Robust 16% YoY volume growth; EBITDA in line

* JK Cement (JKCE)’s 1QFY26 EBITDA increased ~41% YoY to INR6.9b (in line). Consol. volume grew ~16% YoY to 5.6mt (+7% v/s our estimates). EBITDA/t increased ~22% YoY to INR1,226 (estimated INR1,266). OPM surged 3.2pp YoY to ~21% (in line). Adj. PAT increased ~75% YoY to INR3.2b (+19% vs our estimate, led by lower depreciation and higher other income vs. estimates).

* Strong volume growth was led by its extended footprint in central and Bihar markets. The company has completed the acquisition of a 60% stake in Saifco Cement (having a footprint in J&K), and has also expanded the Ujjain GU capacity by 0.5mtpa through debottlenecking. The company’s grey cement capacity stood at 25.3mtpa (including 1.06mtpa belonging to two subsidiaries). The Board has approved 0.6mtpa capacity expansion of wall putty at an investment of INR1.95b at Nathdwara, Rajasthan.

* We have a BUY rating on the stock. We will review our assumptions after the conference call.

 

Grey cement volume/realization increase ~17%/4% YoY

* JKCE’s consol. revenue/EBITDA/PAT stood at INR33.5b/INR6.9b/INR3.2b (+19%/+41%/+75% YoY and +4%/+4%/+19% vs. our estimate). Sales volume grew ~16% YoY (+7% vs estimates) as Grey cement volume was up ~17% YoY (+8% vs estimate) and white cement volume was up 9% YoY (in line).

* Blended realization increased 3%/1% YoY/QoQ (-3% vs. estimates). Grey cement realization was up 4% YoY but flat QoQ. White cement realization was flat YoY/up 2% QoQ.

* Opex/t was down 1% YoY (-3% vs estimates), led by ~5%/2% YoY decline in variable cost/staff cost per ton.

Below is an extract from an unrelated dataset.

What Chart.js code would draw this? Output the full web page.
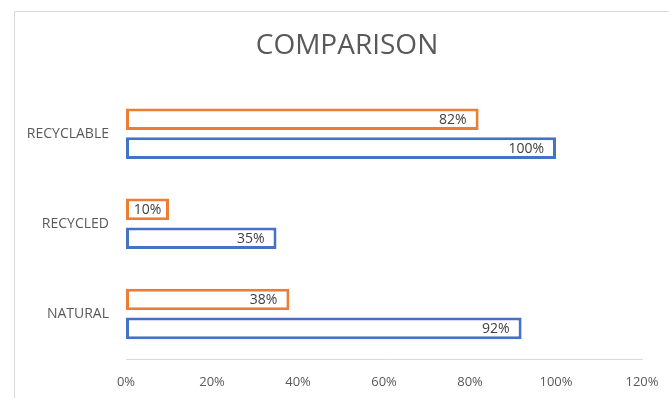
<!DOCTYPE html>
<html>
<head>
<meta charset="utf-8">
<script src="https://cdn.jsdelivr.net/npm/chart.js@4"></script>
<style>
  html, body { margin: 0; padding: 0; background: #fff; overflow: hidden; }
  #frame { position: absolute; left: 14px; top: 11px; width: 700px; height: 420px;
           border-left: 1px solid #d9d9d9; border-top: 1px solid #d9d9d9; }
  #wrap { position: absolute; left: 0; top: 0; width: 694px; height: 398px; }
</style>
</head>
<body>
<div id="frame"></div>
<div id="wrap"><canvas id="chart"></canvas></div>
<script>
const kategoriler = ['RECYCLABLE', 'RECYCLED', 'NATURAL'];
const turuncuDegerler = [82, 10, 38];
const maviDegerler = [100, 35, 92];
const xTickleri = [0, 20, 40, 60, 80, 100, 120];

// bar ucuna yüzde etiketi yaz
const etiketPlugin = {
    id: 'etiketler',
    afterLayout(chart) {
        // başlık çerçevenin ortasında dursun
        if (chart.titleBlock) chart.titleBlock.left = 52;
    },
    afterDatasetsDraw(chart) {
        const ctx = chart.ctx;
        ctx.save();
        ctx.font = '14px "Open Sans"';
        ctx.fillStyle = '#404040';
        ctx.textAlign = 'right';
        ctx.textBaseline = 'middle';
        chart.data.datasets.forEach((ds, i) => {
            chart.getDatasetMeta(i).data.forEach((bar, j) => {
                const metin = ds.data[j] + '%';
                const w = ctx.measureText(metin).width;
                const bosluk = Math.min(12, (bar.x - bar.base - w) / 2);
                ctx.fillText(metin, bar.x - bosluk, bar.y + 1);
            });
        });
        ctx.restore();
    }
};

const ctx = document.getElementById('chart').getContext('2d');
new Chart(ctx, {
    type: 'bar',
    data: {
        labels: kategoriler,
        datasets: [
            {
                data: turuncuDegerler,
                borderColor: '#ED7D31',
                backgroundColor: '#ffffff',
                borderWidth: 3,
                borderSkipped: false,
                categoryPercentage: 0.64,
                barPercentage: 0.75
            },
            {
                data: maviDegerler,
                borderColor: '#4472C4',
                backgroundColor: '#ffffff',
                borderWidth: 3,
                borderSkipped: false,
                categoryPercentage: 0.64,
                barPercentage: 0.75
            }
        ]
    },
    options: {
        indexAxis: 'y',
        responsive: true,
        maintainAspectRatio: false,
        animation: false,
        layout: { padding: { left: 0, right: 52, top: 0, bottom: 0 } },
        plugins: {
            legend: { display: false },
            tooltip: { enabled: false },
            title: {
                display: true,
                text: 'COMPARISON',
                color: '#595959',
                font: { family: 'Open Sans', size: 28, weight: 'normal' },
                padding: { top: 29, bottom: 26 }
            }
        },
        scales: {
            x: {
                min: 0,
                max: 120,
                afterBuildTicks: s => { s.ticks = xTickleri.map(v => ({ value: v })); },
                grid: { display: false, drawTicks: false },
                border: { display: true, color: '#d9d9d9', width: 1 },
                ticks: {
                    color: '#595959',
                    font: { family: 'Open Sans', size: 13 },
                    padding: 15,
                    callback: v => v + '%'
                },
                afterFit: s => { s.height = 39; }
            },
            y: {
                grid: { display: false, drawTicks: false },
                border: { display: false },
                ticks: {
                    color: '#595959',
                    font: { family: 'Open Sans', size: 14 },
                    padding: 17
                },
                afterFit: s => { s.width = 126; }
            }
        }
    },
    plugins: [etiketPlugin]
});
</script>
</body>
</html>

Freight per ton increased ~7% YoY, whereas other expenses/t were flat YoY. Depreciation/interest cost declined ~1%/2% YoY, while other income increased ~26% YoY.

 

Highlights from investors’ presentation

* Cement/clinker capacity utilization was at 83%/92%. Blended cement sales stood at ~68% flat QoQ. Trade sales stood at 68% vs. 71% in 4QFY25. Premium product sales stood at ~14% of trade sales vs ~15% in 4QFY25.

* Green energy contributed ~52% of total energy requirements in Q1FY26, with a target to increase this share to ~75% by FY30. The thermal substitution rate was 13.2% in Q1FY26 vs. 17.3% in Q1FY25, and the company targets to increase this to 35% by FY30.

* Net debt stood at INR28.0b in 1QFY26 vs INR28.3b/INR25.7b in 1QFY25/FY25.

 

Valuation and view

* JKCE’s EBITDA was in line with our estimate, as the benefit of higher volume and lower opex/t than our estimates was offset by lower-than-estimated realization. However, the strong double-digit volume growth was encouraging. The company’s capacity expansion plans are progressing as scheduled, which we estimate will support its continued growth trajectory.

* We have a BUY rating on the stock and will review our assumptions after the concall on 21th Jul’25 at 11:30 AM (Link).